## START Source data

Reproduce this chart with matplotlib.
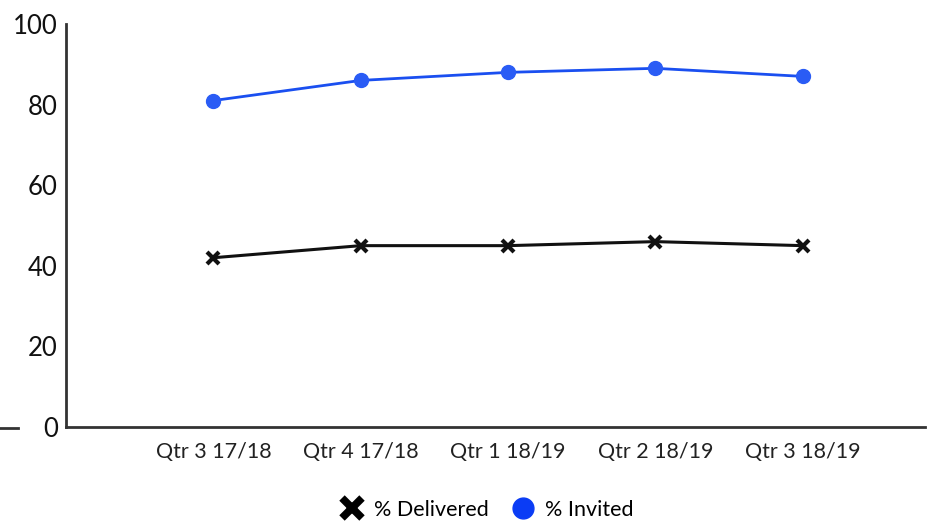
import matplotlib
matplotlib.use("Agg")
import matplotlib.pyplot as plt
from matplotlib.lines import Line2D

categories = ["Qtr 3 17/18", "Qtr 4 17/18", "Qtr 1 18/19", "Qtr 2 18/19", "Qtr 3 18/19"]
delivered = [42, 45, 45, 46, 45]
invited = [81, 86, 88, 89, 87]
yticks = [0, 20, 40, 60, 80, 100]

plt.rcParams['font.family'] = ['Lato', 'DejaVu Sans']

fig = plt.figure(figsize=(9.33, 5.24), dpi=100)
ax = fig.add_axes([66/933, 1-427/524, (925-66)/933, (427-24)/524])

x = list(range(len(categories)))
ax.plot(x, invited, color="#1a4ff0", lw=2.0, marker="o", ms=10, mec="#2a5cf5", mfc="#2a5cf5", zorder=3)
ax.plot(x, delivered, color="#111111", lw=2.2, marker="x", ms=9, mew=3, zorder=3)

ax.set_xlim(-1, 4.83)
ax.set_ylim(0, 100)
ax.set_yticks(yticks)
ax.set_yticklabels([str(v) for v in yticks], fontsize=18.5, color="#111111")
ax.set_xticks(x)
ax.set_xticklabels(categories, fontsize=15.5, color="#222222")
ax.tick_params(length=0)
ax.tick_params(axis='y', pad=6)
ax.tick_params(axis='x', pad=11)
for s in ["top", "right"]:
    ax.spines[s].set_visible(False)
for s in ["left", "bottom"]:
    ax.spines[s].set_color("#333333")
    ax.spines[s].set_linewidth(2)

fig.add_artist(Line2D([0/933, 18/933], [1-428/524, 1-428/524], color="#333333", lw=2))

handles = [
    Line2D([], [], color="black", marker="x", ms=14, mew=5.5, ls="none"),
    Line2D([], [], color="#0a3cf5", marker="o", ms=15, ls="none"),
]
fig.legend(handles, ["% Delivered", "% Invited"], loc="center", bbox_to_anchor=(482/933, 1-510/524),
           ncol=2, frameon=False, fontsize=15.5, handletextpad=0.0, columnspacing=0.6)

fig.savefig("out.png", dpi=100)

## END Source data

What you will do
Exactly as written, return every line of the listing, but not the pictures.

Task response
Reproduce this chart with matplotlib.
import matplotlib
matplotlib.use("Agg")
import matplotlib.pyplot as plt
from matplotlib.lines import Line2D

categories = ["Qtr 3 17/18", "Qtr 4 17/18", "Qtr 1 18/19", "Qtr 2 18/19", "Qtr 3 18/19"]
delivered = [42, 45, 45, 46, 45]
invited = [81, 86, 88, 89, 87]
yticks = [0, 20, 40, 60, 80, 100]

plt.rcParams['font.family'] = ['Lato', 'DejaVu Sans']

fig = plt.figure(figsize=(9.33, 5.24), dpi=100)
ax = fig.add_axes([66/933, 1-427/524, (925-66)/933, (427-24)/524])

x = list(range(len(categories)))
ax.plot(x, invited, color="#1a4ff0", lw=2.0, marker="o", ms=10, mec="#2a5cf5", mfc="#2a5cf5", zorder=3)
ax.plot(x, delivered, color="#111111", lw=2.2, marker="x", ms=9, mew=3, zorder=3)

ax.set_xlim(-1, 4.83)
ax.set_ylim(0, 100)
ax.set_yticks(yticks)
ax.set_yticklabels([str(v) for v in yticks], fontsize=18.5, color="#111111")
ax.set_xticks(x)
ax.set_xticklabels(categories, fontsize=15.5, color="#222222")
ax.tick_params(length=0)
ax.tick_params(axis='y', pad=6)
ax.tick_params(axis='x', pad=11)
for s in ["top", "right"]:
    ax.spines[s].set_visible(False)
for s in ["left", "bottom"]:
    ax.spines[s].set_color("#333333")
    ax.spines[s].set_linewidth(2)

fig.add_artist(Line2D([0/933, 18/933], [1-428/524, 1-428/524], color="#333333", lw=2))

handles = [
    Line2D([], [], color="black", marker="x", ms=14, mew=5.5, ls="none"),
    Line2D([], [], color="#0a3cf5", marker="o", ms=15, ls="none"),
]
fig.legend(handles, ["% Delivered", "% Invited"], loc="center", bbox_to_anchor=(482/933, 1-510/524),
           ncol=2, frameon=False, fontsize=15.5, handletextpad=0.0, columnspacing=0.6)

fig.savefig("out.png", dpi=100)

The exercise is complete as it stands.